Kelseya uniflora
Kathy Ahlenslager Vol. 1 No. 2 Winter 1988
Kelseya uniflora (Watson) Rydberg is an intricately branched, mat forming, partially evergreen shrub in the Rose family (Rosaceae). It has small reddish-purple flowers that are produced very early in the spring. Kelseya is most often found growing from cracks in limestone cliffs where it forms mats which cover the cliff faces like patches of thick, green tapestry.
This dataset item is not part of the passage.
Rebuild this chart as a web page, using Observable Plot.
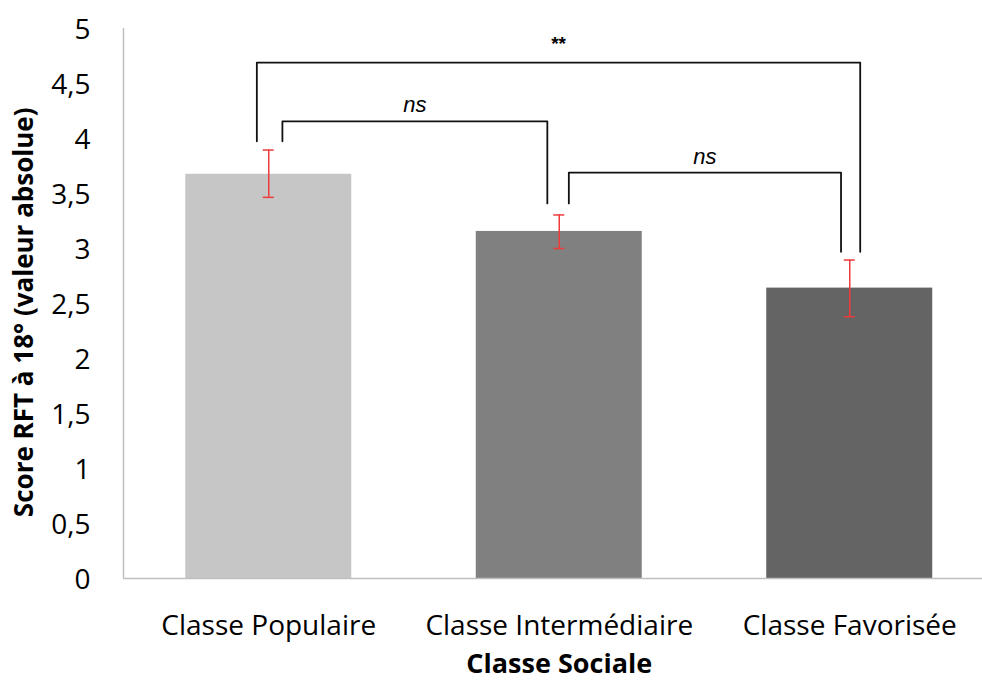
<!DOCTYPE html>
<html>
<head>
<meta charset="utf-8">
<script src="https://cdn.jsdelivr.net/npm/d3@7"></script>
<script src="https://cdn.jsdelivr.net/npm/@observablehq/plot@0.6"></script>
<style>
  html, body { margin: 0; padding: 0; background: #fff; }
  svg { display: block; }
</style>
</head>
<body>
<div id="chart"></div>
<script>
// ---- Data ----
const categories = ["Classe Populaire", "Classe Intermédiaire", "Classe Favorisée"];
const means      = [3.675, 3.155, 2.64];
const errLow     = [3.465, 3.00, 2.38];
const errHigh    = [3.895, 3.305, 2.895];
const yTicks     = [0, 0.5, 1, 1.5, 2, 2.5, 3, 3.5, 4, 4.5, 5];

// significance comparisons
const cmpFrom   = [0, 0, 1];
const cmpTo     = [2, 1, 2];
const cmpTop    = [4.69, 4.155, 3.69];
const cmpLabels = ["**", "ns", "ns"];
// bottom of bracket legs above each category
const legBottom = [3.975, 3.41, 2.97];

// ---- Styles ----
const barColors = ["#c6c6c6", "#808080", "#646464"];
const errColor = "#ee3b3b";
const axisColor = "#bfbfbf";
const halfBar = 0.2857;          // half bar width, in category units
const capHalf = 0.019;           // half cap width
// horizontal offsets of bracket legs from category centre (category units)
const legOffFrom = [-0.041, 0.047, 0.033];
const legOffTo   = [0.036, -0.041, -0.030];

const bars = categories.map((c, i) => ({c, i, v: means[i], lo: errLow[i], hi: errHigh[i], color: barColors[i]}));

const bracketPts = [];
cmpFrom.forEach((a, k) => {
  const b = cmpTo[k];
  const xa = a + legOffFrom[k], xb = b + legOffTo[k];
  bracketPts.push({k, x: xa, y: legBottom[a]});
  bracketPts.push({k, x: xa, y: cmpTop[k]});
  bracketPts.push({k, x: xb, y: cmpTop[k]});
  bracketPts.push({k, x: xb, y: legBottom[b]});
});
const bracketLabels = cmpFrom.map((a, k) => ({
  x: (a + legOffFrom[k] + cmpTo[k] + legOffTo[k]) / 2,
  y: cmpTop[k],
  label: cmpLabels[k]
}));

const fmt = d => String(d).replace(".", ",");
const FONT = "'Open Sans', sans-serif";

const plot = Plot.plot({
  width: 982,
  height: 682,
  marginTop: 28,
  marginBottom: 104,
  marginLeft: 123,
  marginRight: 0,
  style: {fontFamily: FONT, background: "#fff", color: "#000"},
  x: {type: "linear", domain: [-0.5, 2.5], range: [123, 994.5], axis: null},
  y: {domain: [0, 5], axis: null},
  marks: [
    // bars
    Plot.rectY(bars, {x1: d => d.i - halfBar, x2: d => d.i + halfBar, y: "v", fill: "color"}),
    // axes lines
    Plot.ruleX([-0.5], {y1: 0, y2: 5, stroke: axisColor, strokeWidth: 1.5}),
    Plot.ruleY([0], {x1: -0.5, x2: 2.5, stroke: axisColor, strokeWidth: 1.5}),
    // y tick labels
    Plot.text(yTicks, {x: -0.5, y: d => d, text: fmt, textAnchor: "end", dx: -33, dy: 2, fontSize: 28, fill: "#000"}),
    // x tick labels
    Plot.text(bars, {x: "i", y: 0, text: "c", dy: 48, fontSize: 28, fill: "#000"}),
    // x axis title
    Plot.text(["Classe Sociale"], {x: 1, y: 0, dy: 86, fontSize: 27, fontWeight: "bold", fill: "#000"}),
    // y axis title (placed left of the axis, rotated)
    Plot.text(["Score RFT à 18° (valeur absolue)"], {x: -0.84, y: 2.42, rotate: -90, fontSize: 26, fontWeight: "bold", fill: "#000"}),
    // error bars
    Plot.ruleX(bars, {x: "i", y1: "lo", y2: "hi", stroke: errColor, strokeWidth: 1.5}),
    Plot.ruleY(bars, {y: "hi", x1: d => d.i - capHalf, x2: d => d.i + capHalf, stroke: errColor, strokeWidth: 1.5}),
    Plot.ruleY(bars, {y: "lo", x1: d => d.i - capHalf, x2: d => d.i + capHalf, stroke: errColor, strokeWidth: 1.5}),
    // brackets
    Plot.line(bracketPts, {x: "x", y: "y", z: "k", stroke: "#111", strokeWidth: 1.8, curve: "linear"}),
    Plot.text(bracketLabels.filter(d => d.label !== "**"), {x: "x", y: "y", text: "label", lineAnchor: "bottom", dy: -9, fontSize: 22, fontStyle: "italic", fontFamily: "'Liberation Sans', Arial, sans-serif", fill: "#000"}),
    Plot.text(bracketLabels.filter(d => d.label === "**"), {x: "x", y: "y", text: "label", lineAnchor: "bottom", dy: -13, fontSize: 19, fontWeight: "bold", fontFamily: "'Liberation Sans', Arial, sans-serif", fill: "#000"})
  ]
});
document.getElementById("chart").appendChild(plot);
</script>
</body>
</html>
Kelseya is locally common in the mountains east of the Continental Divide, from the Little Belt Mountains near Great Falls and the Front Range west of Augusta, south to the Centennial Mountains and the Beartooth Mountains on the southern border of Montana. It is currently known from Beaverhead, Big Horn, Broadwater, Carbon, Gallatin. Lewis and Clark, Meagher, and Teton counties in Montana. It also occurs in four counties in northwestern Wyoming and two counties is south-central Idaho.
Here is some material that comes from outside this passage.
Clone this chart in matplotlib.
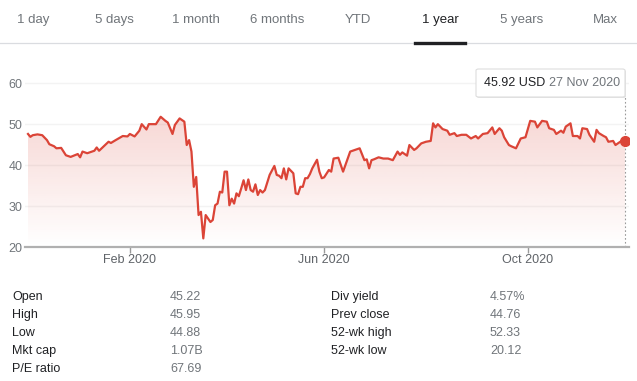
import numpy as np
import pandas as pd
import matplotlib
matplotlib.use("Agg")
import matplotlib.pyplot as plt
from matplotlib.lines import Line2D
from matplotlib.patches import FancyBboxPatch

plt.rcParams['font.family'] = ['Liberation Sans', 'DejaVu Sans']

# trading days shown (NYSE calendar, 27 Nov 2019 - 27 Nov 2020)
holidays = ['2019-11-28', '2019-12-25', '2020-01-01', '2020-01-20', '2020-02-17',
            '2020-04-10', '2020-05-25', '2020-07-03', '2020-09-07', '2020-11-26']
trading_days = pd.bdate_range('2019-11-27', '2020-11-27', freq='C', holidays=holidays)

day = [0, 1, 2, 4, 6, 8, 9, 11, 12, 14,
       16, 18, 21, 22, 23, 25, 28, 29, 30, 32,
       34, 35, 37, 40, 42, 43, 45, 47, 48, 50,
       51, 54, 56, 58, 59, 61, 62, 64, 66, 67,
       68, 69, 70, 71, 72, 73, 74, 75, 77, 78,
       79, 80, 81, 82, 83, 84, 85, 86, 87, 88,
       89, 90, 91, 92, 93, 94, 95, 96, 97, 98,
       99, 100, 102, 104, 105, 106, 107, 108, 109, 110,
       112, 113, 114, 115, 116, 117, 118, 119, 120, 122,
       123, 124, 125, 127, 128, 129, 131, 133, 136, 138,
       140, 142, 143, 144, 145, 146, 148, 150, 152, 154,
       156, 157, 158, 160, 161, 163, 164, 166, 168, 170,
       171, 172, 173, 175, 177, 178, 180, 181, 183, 185,
       187, 189, 190, 192, 194, 196, 197, 199, 200, 201,
       203, 204, 206, 207, 208, 210, 212, 214, 215, 217,
       219, 220, 222, 223, 225, 226, 227, 229, 230, 232,
       233, 234, 236, 237, 239, 240, 241, 243, 244, 245,
       247, 248, 250, 251, 252]
close = [47.6, 46.9, 47.3, 47.5, 47.3, 46.1, 45.1, 44.6, 44.1, 44.2,
         42.4, 42.0, 42.7, 41.9, 43.3, 42.9, 43.5, 44.3, 43.5, 44.6,
         45.7, 45.4, 46.1, 47.1, 47.0, 47.6, 47.0, 48.4, 50.0, 48.7,
         50.0, 50.0, 51.8, 50.8, 50.4, 47.6, 49.8, 51.4, 50.6, 44.9,
         46.1, 43.3, 34.7, 37.1, 27.8, 28.6, 22.1, 27.8, 26.1, 26.6,
         30.2, 30.6, 33.5, 33.3, 38.4, 38.4, 30.2, 31.8, 30.6, 33.1,
         32.4, 34.3, 36.3, 33.9, 36.5, 33.9, 33.5, 35.3, 32.7, 33.9,
         33.3, 33.9, 37.6, 39.8, 37.6, 37.4, 36.8, 39.2, 36.5, 39.2,
         38.0, 33.1, 32.9, 34.7, 34.7, 36.8, 36.8, 37.8, 39.2, 41.3,
         38.4, 36.8, 37.0, 38.8, 38.4, 41.6, 41.8, 38.4, 43.3, 43.7,
         44.1, 41.2, 41.4, 39.2, 41.2, 41.4, 41.9, 41.6, 41.6, 41.2,
         43.3, 42.5, 43.1, 42.3, 44.9, 43.7, 44.1, 45.3, 45.7, 45.9,
         50.2, 49.2, 50.0, 48.8, 48.4, 47.4, 47.8, 47.1, 47.4, 47.4,
         46.5, 47.1, 46.5, 47.6, 47.8, 49.2, 47.6, 49.0, 48.4, 46.8,
         44.9, 44.6, 44.1, 45.3, 46.5, 46.8, 50.8, 50.6, 49.2, 50.8,
         50.6, 49.0, 48.6, 47.6, 48.4, 47.9, 49.4, 50.2, 47.1, 47.1,
         46.5, 49.0, 48.8, 47.4, 45.7, 48.6, 47.8, 47.1, 46.8, 45.7,
         45.9, 44.9, 45.7, 45.9, 45.92]

tabs = ['1 day', '5 days', '1 month', '6 months', 'YTD', '1 year', '5 years', 'Max']
selected_tab = '1 year'
tick_months = ['2020-02', '2020-06', '2020-10']
yticks = [20, 30, 40, 50, 60]

stats_left = [('Open', '45.22'), ('High', '45.95'), ('Low', '44.88'),
              ('Mkt cap', '1.07B'), ('P/E ratio', '67.69')]
stats_right = [('Div yield', '4.57%'), ('Prev close', '44.76'),
               ('52-wk high', '52.33'), ('52-wk low', '20.12')]
currency = 'USD'

W, H = 637, 381
RED = '#db4437'
GREY = '#70757a'

fig = plt.figure(figsize=(W / 100, H / 100), dpi=100)


def fx(px):
    return px / W


def fy(py):
    return 1 - py / H


# ---- tabs ----
tab_x = [33, 114, 196, 277, 358, 440, 522, 605]
for name, x in zip(tabs, tab_x):
    sel = name == selected_tab
    fig.text(fx(x), fy(20), name, ha='center', va='center', fontsize=9.5,
             color='#202124' if sel else GREY)
fig.add_artist(Line2D([0, 1], [fy(42.5), fy(42.5)], color='#dadce0', lw=0.9))
fig.add_artist(Line2D([fx(415), fx(465)], [fy(42.5), fy(42.5)], color='#202124', lw=2.4))

# ---- chart ----
x = np.array(day)
y = np.array(close)
ax = fig.add_axes([fx(25), fy(247), fx(604), (247 - 75) / H])
ax.set_xlim(-1.27, 253.7)
ax.set_ylim(20, 62)

for s in ['top', 'right', 'left']:
    ax.spines[s].set_visible(False)
ax.spines['bottom'].set_color('#b0b0b0')
ax.spines['bottom'].set_linewidth(1.6)

for v in yticks[1:]:
    ax.axhline(v, color='#f3f3f3', lw=1.0, zorder=0)

# gradient fill under the line
poly = ax.fill_between(x, y, 20, color='none', lw=0)
clip = poly.get_paths()[0]
n = 256
grad = np.zeros((n, 1, 4))
r, g, b = matplotlib.colors.to_rgb(RED)
grad[:, 0, 0] = r
grad[:, 0, 1] = g
grad[:, 0, 2] = b
grad[:, 0, 3] = np.linspace(0.22, 0.0, n)
im = ax.imshow(grad, extent=[x.min(), x.max(), 20, 53], aspect='auto',
               origin='upper', zorder=1, interpolation='bilinear')
im.set_clip_path(clip, transform=ax.transData)

ax.plot(x, y, color=RED, lw=1.6, zorder=3, solid_joinstyle='round')
ax.plot(x[-1], y[-1], 'o', color=RED, ms=7, zorder=4)
ax.axvline(x[-1], ymin=0, ymax=0.87, color='#9a9a9a', lw=0.8, ls=(0, (1.5, 2)), zorder=2)

# ticks
month_of = trading_days.strftime('%Y-%m')
xt = [int(np.argmax(month_of == m)) - 1 for m in tick_months]
ax.set_xticks(xt)
ax.set_xticklabels([pd.Timestamp(m).strftime('%b %Y') for m in tick_months])
ax.tick_params(axis='x', length=4, width=1, color='#9a9a9a', pad=1, labelsize=9,
               labelcolor='#5f6368')
ax.set_yticks(yticks)
ax.tick_params(axis='y', length=0, pad=2, labelsize=9, labelcolor=GREY)

# tooltip
last_date = trading_days[day[-1]]
shadow = FancyBboxPatch((fx(477), fy(98)), fx(149), fy(70) - fy(98),
                        boxstyle='round,pad=0,rounding_size=0.004',
                        transform=fig.transFigure, fc='#e4e4e4', ec='none', zorder=5)
box = FancyBboxPatch((fx(476), fy(97)), fx(149), fy(69) - fy(97),
                     boxstyle='round,pad=0,rounding_size=0.004',
                     transform=fig.transFigure, fc='white', ec='#dddddd', lw=0.8, zorder=6)
fig.add_artist(shadow)
fig.add_artist(box)
fig.text(fx(484), fy(83), f'{close[-1]:.2f} {currency}', ha='left', va='center',
         fontsize=9, color='#202124', zorder=7)
fig.text(fx(549), fy(83), last_date.strftime('%d %b %Y'), ha='left', va='center',
         fontsize=9, color=GREY, zorder=7)

# ---- stats table ----
row_y = [297, 315, 333, 351, 369]
for (lab, val), ry in zip(stats_left, row_y):
    fig.text(fx(12), fy(ry), lab, ha='left', va='center', fontsize=9, color='#202124')
    fig.text(fx(170), fy(ry), val, ha='left', va='center', fontsize=9, color=GREY)
for (lab, val), ry in zip(stats_right, row_y):
    fig.text(fx(331), fy(ry), lab, ha='left', va='center', fontsize=9, color='#202124')
    fig.text(fx(490), fy(ry), val, ha='left', va='center', fontsize=9, color=GREY)

fig.savefig('out.png', dpi=100)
Kelseya is a monotypic genus, which means that this one species is so unique that it must be placed by itself in a separate group. Almost all species of plants in our state are in genera which are more widely distributed elsewhere, but Kelseya is found mainly in Montana.
The genus Kelseya was named in honor of Francis Duncan Kelsey, who first discovered the plant along the Missouri river northeast of Helena in 1888. He was one of Montana’s first resident botanists.
Francis Duncan Kelsey
Peter Lesica Vol. 1 No. 4 Summer 1988
Francis Duncan Kelsey was born in Indiana in 1849 and spent most of his early years in Ohio. He received a Bachelor’s degree from Marietta College in Ohio and attended Andover Theological Seminary in Massachusetts, then served as a Congregationalist minister in Maine and Massachusetts before moving to Montana in 1885.
Kelsey served as a minister in Helena from 1885 to 1893. From 1887 to 1890, he was also a lecturer at the College of Montana in Deer Lodge. During this time, Kelsey studied the flora and collected nearly 500 fungi and 650 vascular plant specimens. Twenty-three of the fungal specimens and 18 of the vascular plant specimens were nomenclatural types. He discovered at least five plant species that were new to science. These include Kelsey’s milkvetch (Astragalus atropubescens), small shooting star (Dodecatheon conjugens), kelseya (Kelseya uniflora), white-margined phlox (Phlox albomarginata), and Kelsey’s phlox (Phlox kelseyi). Most of these plants he discovered within a few miles of Helena. The majority of his collections were made in Lewis and Clark, Jefferson, and Powell Counties, but he also collected in Cascade, Deer Lodge, Gallatin, Granite, Madison, Park, Sweet Grass, and Yellowstone Counties. Kelsey’s collecting and teaching of the local flora did much to arouse interest in botany throughout the state. He directed the assembly of a collection of Montana plant specimens for display at the 1893 World’s fair. This collection is now housed at the herbarium at Montana State University in Bozeman. The remainder of his collection (eventually totaling over 6,000 specimens) is at the herbarium of Miami University in Ohio.
Francis Kelsey left Montana in 1893 to accept the first professorship of botany at Oberlin College in Ohio. During this time, he organized his herbarium and published a dozen professional papers, many of them dealing with his Montana experiences. In 1897, he accepted a pastorate in Toledo, Ohio, and was a lecturer in botany at the Smead School for Girls until his death in 1905.